Cristiana Grumbach e a capa do DVD
Freud dizia que o inconsciente
é atemporal. Ele certamente esbarrou na capacidade que todos
temos de reviver o que nos é marcante emocionalmente. Há
situações que ficam intactas na mente, não
importam os anos.
Este foi um dos primeiros impactos
que tive ao assistir o documentários "As Cartas de Chico
Xavier", que já pode ser comprado (talvez há
muito tempo...) nas lojas que comercializam DVDs. Não foi
caro (bem mais barato que um almoço em família num
restaurante), e comprei junto com "E a vida continua".
O projeto de Cristiana é
muito audacioso. Em vez de fazer algo para o grande público,
ela focaliza mães e pais que tiveram seu sofrimento minorado
ao receber notícias dos filhos que se foram, através
do lápis de Chico Xavier.
O que pude ver são pessoas
simples, doídas, algumas delas parecem ter elegido o cuidado
dos filhos como seu trabalho mais importante, sua razão de
ser, e foram colhidas com a dor da perda. Ao sofrerem mais uma vez,
diante das câmaras, elas revivem a perda, sem conseguir ocultar
emoções, e algumas confessam o atordoamento da perda
de sentido de viver. Como Cristiana optou pelo silêncio ao
fundo, em vez de música, as palavras das mulheres e homens,
os cortes, as letras de letreiros que espelham o conteúdo
das mensagens do Chico soam amplificadas. Ela fez uma peça
de arte que ressoa no fundo da alma.
Chamou-me a atenção
as explicações, os sentidos criados para a perda,
alguns deles, ante meus ouvidos de psicólogos, soaram como
schematas, frases feitas no meio social que são raptadas
pelos sujeitos para explicar, mas que não brotam do seu interior.

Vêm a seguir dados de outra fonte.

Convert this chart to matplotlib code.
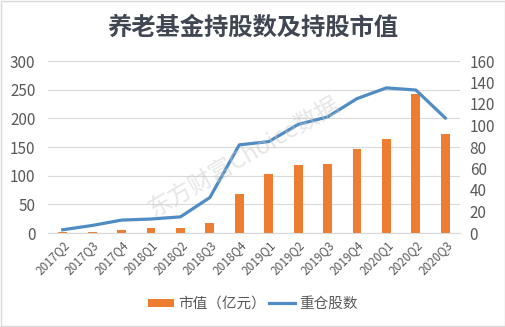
import matplotlib.pyplot as plt
from matplotlib.patches import Rectangle

plt.rcParams['font.family'] = ['Noto Sans CJK SC', 'DejaVu Sans']

# datos
quarters = ["2017Q2", "2017Q3", "2017Q4", "2018Q1", "2018Q2", "2018Q3", "2018Q4",
            "2019Q1", "2019Q2", "2019Q3", "2019Q4", "2020Q1", "2020Q2", "2020Q3"]
market_value = [1, 1, 6, 8, 8, 17, 68, 103, 119, 121, 147, 164, 243, 173]
heavy_stocks = [3, 7, 12, 13, 15, 33, 82, 85, 101, 108, 125, 135, 133, 107]

fig = plt.figure(figsize=(5.06, 3.27), dpi=100)
ax = fig.add_axes([48 / 506, 1 - 233 / 327, (460 - 48) / 506, (233 - 61) / 327])
ax2 = ax.twinx()

x = range(len(quarters))
ax.bar(x, market_value, width=0.3, color="#ED7D31", label="市值（亿元）", zorder=3)
ax2.plot(x, heavy_stocks, color="#4F8CC4", lw=2.3, label="重仓股数", zorder=4)

ax.set_ylim(0, 300)
ax.set_yticks(range(0, 301, 50))
ax2.set_ylim(0, 160)
ax2.set_yticks(range(0, 161, 20))
ax.set_xlim(-0.5, len(quarters) - 0.5)
ax.set_xticks(list(x))
ax.set_xticklabels(quarters, rotation=45, ha="right", rotation_mode="anchor", color="#595959")

ax.grid(axis="y", color="#D9D9D9", lw=0.8, zorder=0)
for a in (ax, ax2):
    for s in ["top", "left", "right"]:
        a.spines[s].set_visible(False)
    a.spines["bottom"].set_color("#D9D9D9")
    a.tick_params(length=0, labelsize=11, labelcolor="#595959")
ax.tick_params(axis="x", labelsize=8.5, pad=4)
ax.tick_params(axis="y", pad=9)
ax2.tick_params(axis="y", pad=7)

fig.text(0.5, 0.915, "养老基金持股数及持股市值", ha="center", va="center",
         fontsize=17.5, fontweight="bold", color="#404652")

fig.text(244 / 506, 1 - 157 / 327, "东方财富Choice数据", ha="center", va="center", rotation=30,
         fontsize=17, color="#C8C8C8", alpha=0.45, zorder=10)

h1, l1 = ax.get_legend_handles_labels()
h2, l2 = ax2.get_legend_handles_labels()
fig.legend(h1 + h2, l1 + l2, loc="center", bbox_to_anchor=(0.5, 1 - 304 / 327), ncol=2,
           frameon=False, fontsize=10.5, labelcolor="#595959", handlelength=1.8,
           handleheight=0.5, handletextpad=0.3, columnspacing=0.2)

fig.patches.append(Rectangle((0.002, 0.003), 0.996, 0.994, transform=fig.transFigure,
                             fill=False, edgecolor="#D9D9D9", lw=1))

fig.savefig("out.png", dpi=100)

Do interior brota a dor, a falta, a tristeza, que insistem em não
passar nos momentos da entrevista, mas que se tornaram plataforma
para uma nova construção, que infelizmente Cristiana
não explorou.
Os depoimentos e as cartas em si
são um material riquíssimo para a compreensão
da mediunidade, e da precariedade do médium ante os destinatários.
Quantas vezes o Chico fala de pessoas que são desconhecidas
aos seus interlocutores, que recebem com desconfiança as
informações, para apenas depois encontrarem a verdade
da fala. Fico pensando quantas pessoas não teriam buscado
o Chico e jogado fora informações valiosas, que ele
próprio não tem como detalhar ou fundamentar. A intuição
mediúnica parece ser uma faculdade desamparadora para o médium,
a exigir confiança e risco de falibilidade.
Fiquei um pouco cansado após
algumas entrevistas, mas eu não conto. Creio que este é
um material riquíssimo para ser apresentado publicamente
nos centros espíritas, antes das reuniões públicas.
Penso que deveria ser passado um depoimento por reunião.
Eles despertarão o interesse por um conhecimento mais substancial
do espiritismo, apesar do risco de algumas pessoas quererem buscar
médiuns-carteiros do mundo dos espíritos.
Agradeço ao Ademir
Xavier a dica silenciosa do filme. Ele não sabe, mas no trabalho
de revisão da bibliografia do mais novo trabalho dele, que
será publicado no 9o. ENLIHPE, encontrei esta pedra preciosa.